Diversity is interesting, it's at times exciting, but it's also incredibly banal - I live in a multi-cultural block of lfats and all our shit stinks.
― Queen G, Sunday, 14 April 2002 00:00 (twenty-two years ago) link
― ethan, Sunday, 14 April 2002 00:00 (twenty-two years ago) link
John Peel: Well, I always hoped there'd be some kind of cross-fertilisation. I'd like people who listen to Radio 4 to listen to Radio 1 and vice versa. I don't think many do to be honest. The thing is, the Radio 1 programmes apparently have the highest number of listeners under 16, which is a source of great pleasure to me. If they start listening to Radio 4, that's good for Radio 4. We've always been told the average Radio 4 listener is about the age of 80.'
So some of those 80 year olds are tuning in to hear the Rechenzentrum session on Peel's Radio 1 show, then, after being drawn in by innocuous human interest stories on Home Truths? I think not. Rechenzentrum's world is full of the 'otherness' that Home Truths avoids like the plague.
Peel seems to be suggesting that, at around the age of 16, people might be interested in that otherness, but later they'll settle back into 'normality', which means reproducing themselves. So, in a life with seven decades in it, you might spend one decade toying with 'the extraordinary' (the world of art, of drugs, of dreams, 'perfumed garden'-style sex, lifestyle experiments) and the other six preoccupied with family matters, with repetition and reproduction and tradition. It's just a dismally conservative view of life.
― mike hanle y, Sunday, 14 April 2002 00:00 (twenty-two years ago) link
On another note (and somewhat playing devil's advocate), I'm sure you're finding Japan to be a country free of concerns such as family matters and tradition.
― minna, Sunday, 14 April 2002 00:00 (twenty-two years ago) link
― DG, Sunday, 14 April 2002 00:00 (twenty-two years ago) link
Because my contributions to this thread are so important, I'm asking readers to mentally delete this sentence from my post.
― david h, Sunday, 14 April 2002 00:00 (twenty-two years ago) link
(also wasn't that the guy who tried to date ronan?)

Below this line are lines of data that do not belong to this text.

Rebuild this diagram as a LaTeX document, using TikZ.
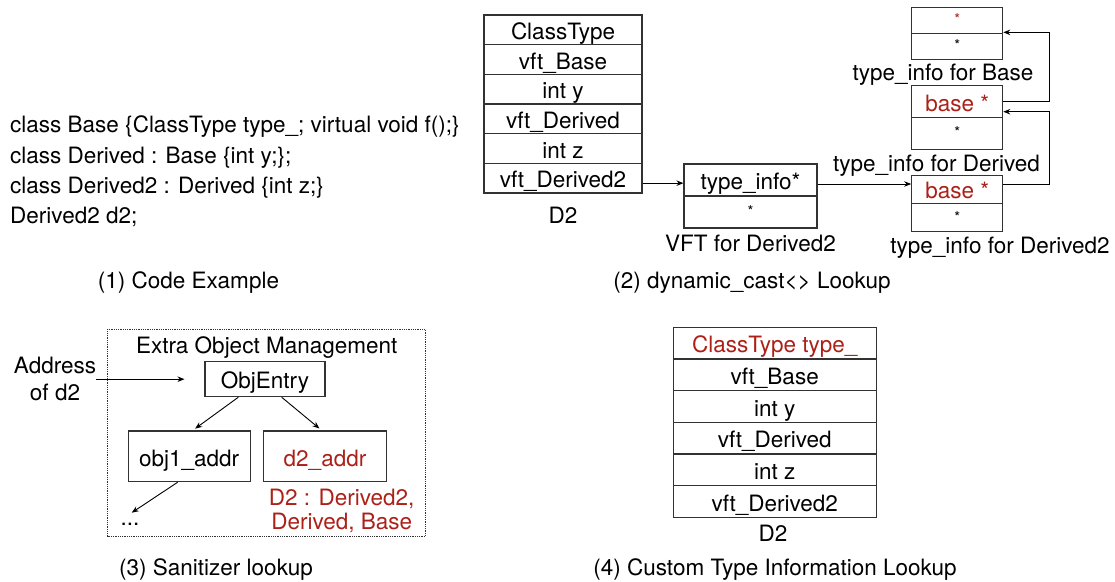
\documentclass[tikz,border=0pt]{standalone}
\usepackage{fontspec}
\setmainfont{TeX Gyre Heros}
\usetikzlibrary{arrows.meta}
\definecolor{dred}{RGB}{172,32,24}
\definecolor{ln}{RGB}{50,50,50}
\tikzset{
  mtxt/.style={inner sep=0pt, font=\fontsize{22.5}{27}\selectfont, text=black},
  txt/.style={mtxt, text height=16pt, text depth=0pt},
  cell/.style={draw=ln, line width=1.1pt, inner sep=0pt, font=\fontsize{22.5}{27}\selectfont, text height=19.5pt, text depth=0pt},
  small/.style={font=\fontsize{15}{18}\selectfont, text height=9pt, text depth=0pt},
  arr/.style={draw=black, line width=0.9pt, -{Stealth[length=7pt,width=5.5pt]}},
}
\begin{document}
\begin{tikzpicture}[x=1pt,y=-1pt]
\useasboundingbox (0,0) rectangle (1115,581);
% (1) code
\node[txt, anchor=west] (c1) at (10,124) {class Base \{ClassType type\_; virtual void f();\}};
\node[txt, anchor=west] (c2) at (10,155) {class Derived : Base \{int y;\};};
\node[txt, anchor=west] (c3) at (10,185) {class Derived2 : Derived \{int z;\}};
\node[txt, anchor=west] (c4) at (10,215) {Derived2 d2;};
\node[txt] (cap1) at (188.5,280) {(1) Code Example};
% (2) D2 object
\foreach \i/\t [count=\k] in {29.83/ClassType,59.5/vft\_Base,89.17/int y,118.83/vft\_Derived,148.5/int z,178.17/vft\_Derived2}
  \node[cell, minimum width=158pt, minimum height=29.67pt] (d2r\k) at (563,\i) {\t};
\node[txt] (d2lab) at (563,215) {D2};
% VFT
\node[cell, minimum width=133pt, minimum height=32pt] (vft1) at (750.5,180) {type\_info*};
\node[cell, small, minimum width=133pt, minimum height=32pt] (vft2) at (750.5,212) {*};
\node[txt] (vftlab) at (750.5,243) {VFT for Derived2};
% type_info for Base
\node[cell, small, text=dred, minimum width=91pt, minimum height=26pt] (tb1) at (957.2,20.3) {*};
\node[cell, small, minimum width=91pt, minimum height=26pt] (tb2) at (957.2,46.3) {*};
\node[txt] (tblab) at (943,72) {type\_info for Base};
% type_info for Derived
\node[cell, text=dred, minimum width=91pt, minimum height=32pt] (td1) at (957.2,101.3) {base *};
\node[cell, small, minimum width=91pt, minimum height=32pt] (td2) at (957.2,133.3) {*};
\node[txt] (tdlab) at (936.5,163) {type\_info for Derived};
% type_info for Derived2
\node[cell, text=dred, minimum width=91pt, minimum height=28.3pt] (tdd1) at (957.2,189.2) {base *};
\node[cell, small, minimum width=91pt, minimum height=28.3pt] (tdd2) at (957.2,217.5) {*};
\node[txt] (tddlab) at (1000,245) {type\_info for Derived2};
% arrows (2)
\draw[arr] ([yshift=-5pt]d2r6.east) -- ([yshift=-5pt]d2r6.east -| vft1.west);
\draw[arr] ([yshift=-4pt]vft1.east) -- ([yshift=-4pt]vft1.east -| tdd1.west);
\draw[arr] (td1.east) -- ++(46.5,0) |- ([yshift=1.5pt]tb1.south east);
\draw[arr] ([yshift=5pt]tdd1.east) -- ++(46.5,0) |- ([yshift=-10.4pt]td1.east);
\node[txt] (cap2) at (752,280) {(2) dynamic\_cast{<}{>} Lookup};
% (3) sanitizer
\draw[ln, line width=0.8pt, densely dotted] (107.7,329.3) rectangle (425,536.7);
\node[txt] (eom) at (266.7,345) {Extra Object Management};
\node[cell, minimum width=120pt, minimum height=35pt] (obj) at (265,379.2) {ObjEntry};
\node[mtxt, align=center] (addr) at (55,379) {Address\\of d2};
\node[cell, minimum width=121.7pt, minimum height=50.7pt] (obj1) at (189.2,456.3) {obj1\_addr};
\node[cell, text=dred, minimum width=123.3pt, minimum height=50.7pt] (d2a) at (325,456.3) {d2\_addr};
\node[mtxt, text=dred, align=center, font=\fontsize{22.5}{24.3}\selectfont] (d2t) at (341.7,511) {D2 : Derived2,\\Derived, Base};
\node[txt] (dots) at (130,517) {...};
\coordinate (dotsend) at (131.7,512.7);
\draw[arr] (addr.east |- obj.west) -- ([xshift=-20pt]obj.west);
\draw[arr, shorten >=3pt] ([xshift=-26.7pt]obj.south) -- ([xshift=3.5pt]obj1.north);
\draw[arr, shorten >=3pt] ([xshift=16.7pt]obj.south) -- ([xshift=-3.3pt]d2a.north);
\draw[arr] ([xshift=-11.5pt]obj1.south) -- (dotsend);
\node[txt] (cap3) at (216,567) {(3) Sanitizer lookup};
% (4) custom type info
\foreach \i/\t [count=\k] in {343.2/{\textcolor{dred}{ClassType type\_}},374.8/vft\_Base,406.5/int y,438.2/vft\_Derived,469.8/int z,501.5/vft\_Derived2}
  \node[cell, minimum width=202.7pt, minimum height=31.67pt] (cr\k) at (774.7,\i) {\t};
\node[txt] (crlab) at (773,533) {D2};
\node[txt] (cap4) at (775,567) {(4) Custom Type Information Lookup};
\end{tikzpicture}
\end{document}
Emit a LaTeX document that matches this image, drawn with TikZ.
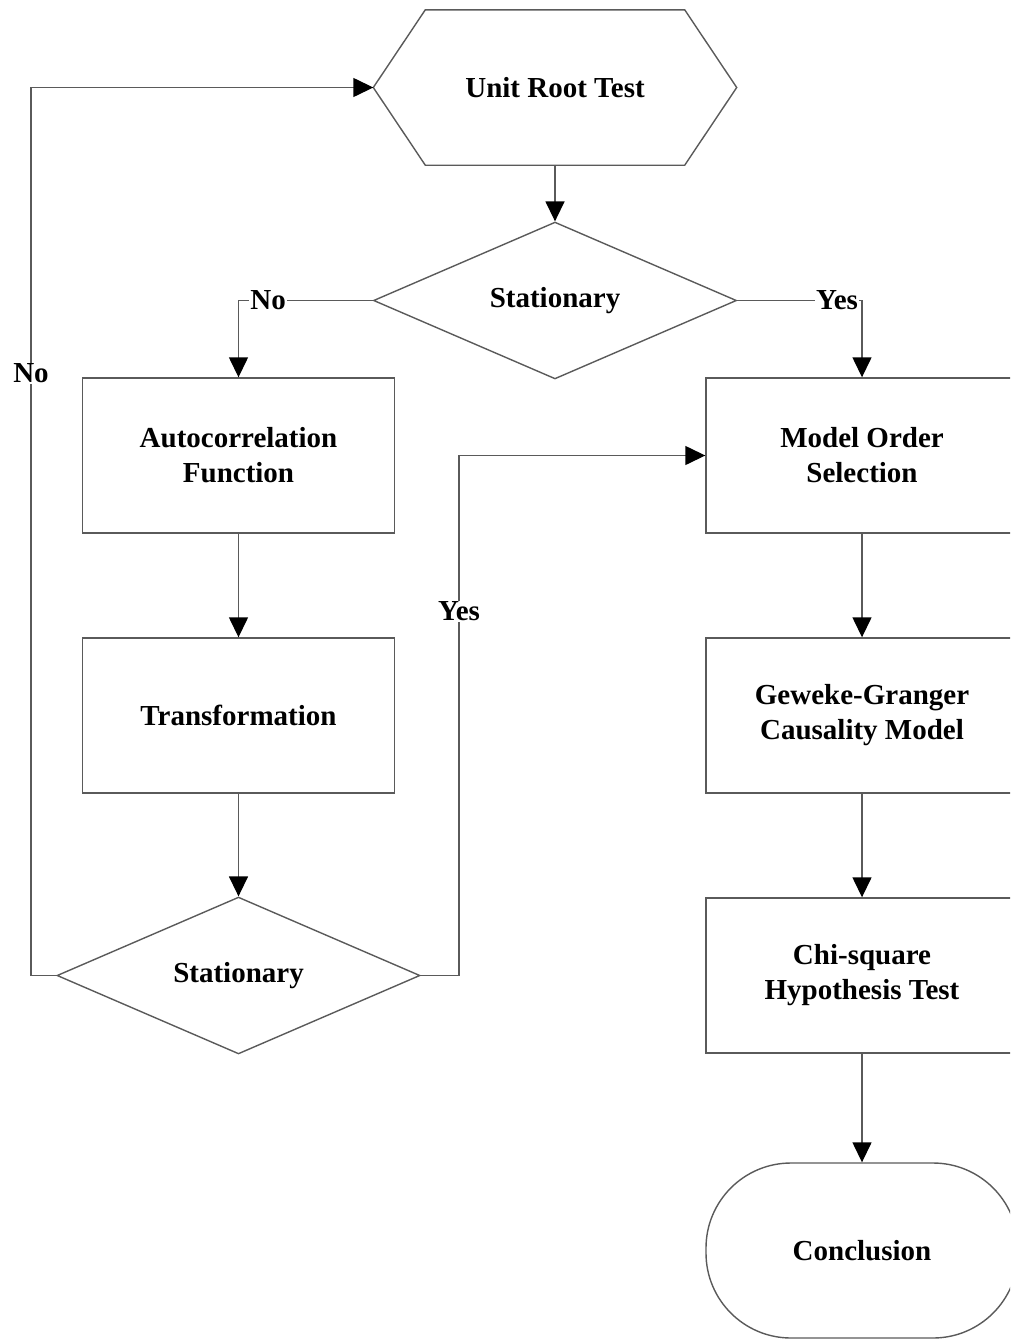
\documentclass[tikz,border=0pt]{standalone}
\usepackage{fontspec}
\setmainfont{Liberation Serif}
\usetikzlibrary{arrows.meta,shapes.geometric,shapes.misc}
\definecolor{linegray}{HTML}{5A5A5A}
\begin{document}
\begin{tikzpicture}[x=1pt,y=-1pt,
  every node/.style={font=\fontsize{29}{35}\selectfont\bfseries, align=center, inner sep=0pt},
  procbox/.style={draw=linegray, line width=1.4pt, rectangle, minimum width=312pt, minimum height=155pt},
  decbox/.style={draw=linegray, line width=1.4pt, diamond, minimum width=363pt, minimum height=155pt},
  termbox/.style={draw=linegray, line width=1.4pt, rectangle, rounded corners=85pt, minimum width=312pt, minimum height=175pt},
  hexbox/.style={rectangle, minimum width=363pt, minimum height=155pt},
  arr/.style={draw=linegray, line width=1.4pt, -{Triangle[length=20pt,width=19pt,color=black]}},
  lbl/.style={fill=white, inner sep=1pt}]
\useasboundingbox (0,0) rectangle (1010,1339);
\clip (0,0) rectangle (1010,1339);

\node[hexbox] (urt) at (555,87.5) {Unit Root Test};
\draw[draw=linegray, line width=1.4pt]
  ([xshift=52pt]urt.north west) -- ([xshift=-52pt]urt.north east) -- (urt.east)
  -- ([xshift=-52pt]urt.south east) -- ([xshift=52pt]urt.south west) -- (urt.west) -- cycle;

\node[decbox] (d1) at (555,300.5) {Stationary};
\node[procbox] (acf) at (238.5,455.5) {Autocorrelation\\Function};
\node[procbox] (tr) at (238.5,715.5) {Transformation};
\node[decbox] (d2) at (238.5,975.5) {Stationary};
\node[procbox] (mos) at (862,455.5) {Model Order\\Selection};
\node[procbox] (ggc) at (862,715.5) {Geweke-Granger\\Causality Model};
\node[procbox] (chi) at (862,975.5) {Chi-square\\Hypothesis Test};
\node[termbox] (con) at (862,1250.5) {Conclusion};

\coordinate (lc) at (31,975.5);
\coordinate (rc) at (459,975.5);

\draw[arr] (urt.south) -- (d1.north);
\draw[arr] (d1.west) -| node[lbl, pos=0.39] {No} (acf.north);
\draw[arr] (d1.east) -| node[lbl, pos=0.40] {Yes} (mos.north);
\draw[arr] (acf) -- (tr);
\draw[arr] (tr) -- (d2);
\draw[arr] (d2.west) -- (lc) |- node[lbl, pos=0.339] {No} (urt.west);
\draw[arr] (d2.east) -- (rc) |- node[lbl, pos=0.35] {Yes} (mos.west);
\draw[arr] (mos) -- (ggc);
\draw[arr] (ggc) -- (chi);
\draw[arr] (chi) -- (con);
\end{tikzpicture}
\end{document}
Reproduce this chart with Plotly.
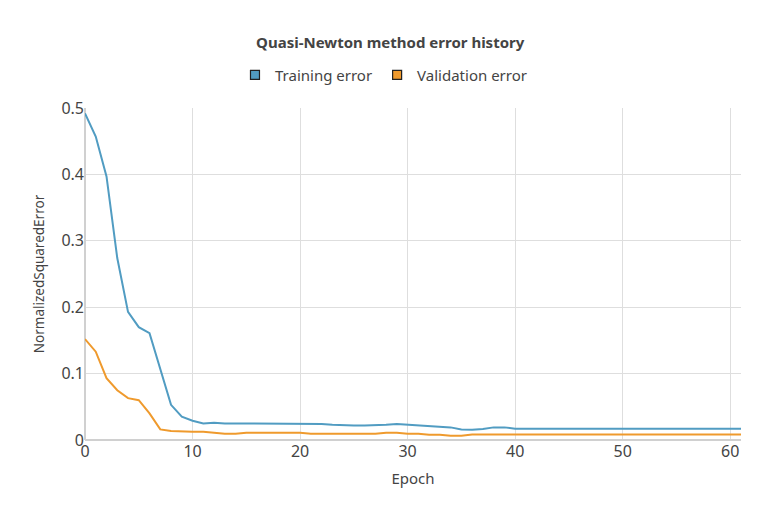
import plotly.graph_objects as go

# epochs 0..61
epochs = list(range(62))

training_error = [
    0.492, 0.457, 0.397, 0.274, 0.193, 0.170, 0.161, 0.108, 0.053, 0.035,
    0.029, 0.025, 0.026, 0.025, 0.025, 0.024, 0.024, 0.024, 0.024, 0.025,
    0.024, 0.024, 0.024, 0.023, 0.022, 0.022, 0.022, 0.022, 0.023, 0.024,
    0.023, 0.023, 0.022, 0.021, 0.019, 0.016, 0.0156, 0.0166, 0.019, 0.019,
    0.017, 0.017, 0.017, 0.017, 0.017, 0.017, 0.017, 0.017, 0.017, 0.017,
    0.017, 0.017, 0.017, 0.017, 0.017, 0.017, 0.017, 0.017, 0.017, 0.017,
    0.017, 0.017,
]

validation_error = [
    0.152, 0.133, 0.093, 0.075, 0.063, 0.060, 0.040, 0.016, 0.0135, 0.0125,
    0.0126, 0.0126, 0.011, 0.0095, 0.0095, 0.011, 0.011, 0.011, 0.011, 0.011,
    0.011, 0.0095, 0.0095, 0.0095, 0.0095, 0.0095, 0.0095, 0.0095, 0.011, 0.011,
    0.0095, 0.0095, 0.008, 0.008, 0.0065, 0.0065, 0.0083, 0.0083, 0.0083, 0.0083,
    0.0083, 0.0083, 0.0083, 0.0083, 0.0083, 0.0083, 0.0083, 0.0083, 0.0083, 0.0083,
    0.0083, 0.0083, 0.0083, 0.0083, 0.0083, 0.0083, 0.0083, 0.0083, 0.0083, 0.0083,
    0.0083, 0.0083,
]

series_names = ["Training error", "Validation error"]
colors = ["#519cc2", "#ef9a2d"]

fig = go.Figure()

for name, values, color in zip(series_names, [training_error, validation_error], colors):
    fig.add_trace(go.Scatter(
        x=epochs, y=values, mode="lines", name=name,
        line=dict(color=color, width=2),
        showlegend=False,
    ))
    # legend entry with a square swatch like the original
    fig.add_trace(go.Scatter(
        x=[None], y=[None], mode="markers", name=name,
        marker=dict(symbol="square", size=9, color=color,
                    line=dict(color="#222", width=1.2)),
    ))

fig.update_layout(
    width=780, height=520,
    paper_bgcolor="white", plot_bgcolor="white",
    font=dict(family="Noto Sans, Open Sans, sans-serif", color="#444", size=14),
    title=dict(text="<b>Quasi-Newton method error history</b>",
               x=0.49, xanchor="center", y=0.933, yanchor="middle",
               font=dict(size=15, color="#444")),
    legend=dict(orientation="h", x=0.455, xanchor="center", y=1.099, yanchor="middle",
                font=dict(size=15, color="#444"), itemwidth=30,
                tracegroupgap=0, itemclick=False),
    margin=dict(l=77, r=47, t=100, b=88),
    xaxis=dict(title=dict(text="Epoch", font=dict(size=15), standoff=12),
               range=[0, 61], dtick=10, showgrid=True, gridcolor="#dedede",
               zeroline=True, zerolinecolor="#d0d0d0", zerolinewidth=1.5,
               tickfont=dict(size=16), ticks="", showline=False),
    yaxis=dict(title=dict(text="NormalizedSquaredError", font=dict(size=13.5), standoff=13),
               range=[0, 0.5], dtick=0.1, showgrid=True, gridcolor="#dedede",
               zeroline=True, zerolinecolor="#d0d0d0", zerolinewidth=1.5,
               tickfont=dict(size=16), ticks="", showline=False),
)

fig.write_html("out.html")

As a gay man, I guess I'm glad I'll live a life that is different than the oft-travelled path of eveyone else... but I also am somewhat envious of the time-tested charms of marriage, family, etc. I think the family is ideally the foundation for you to build on, not a stone around your neck. Of course, the outcome depends on the decisions you make and the attitude you have.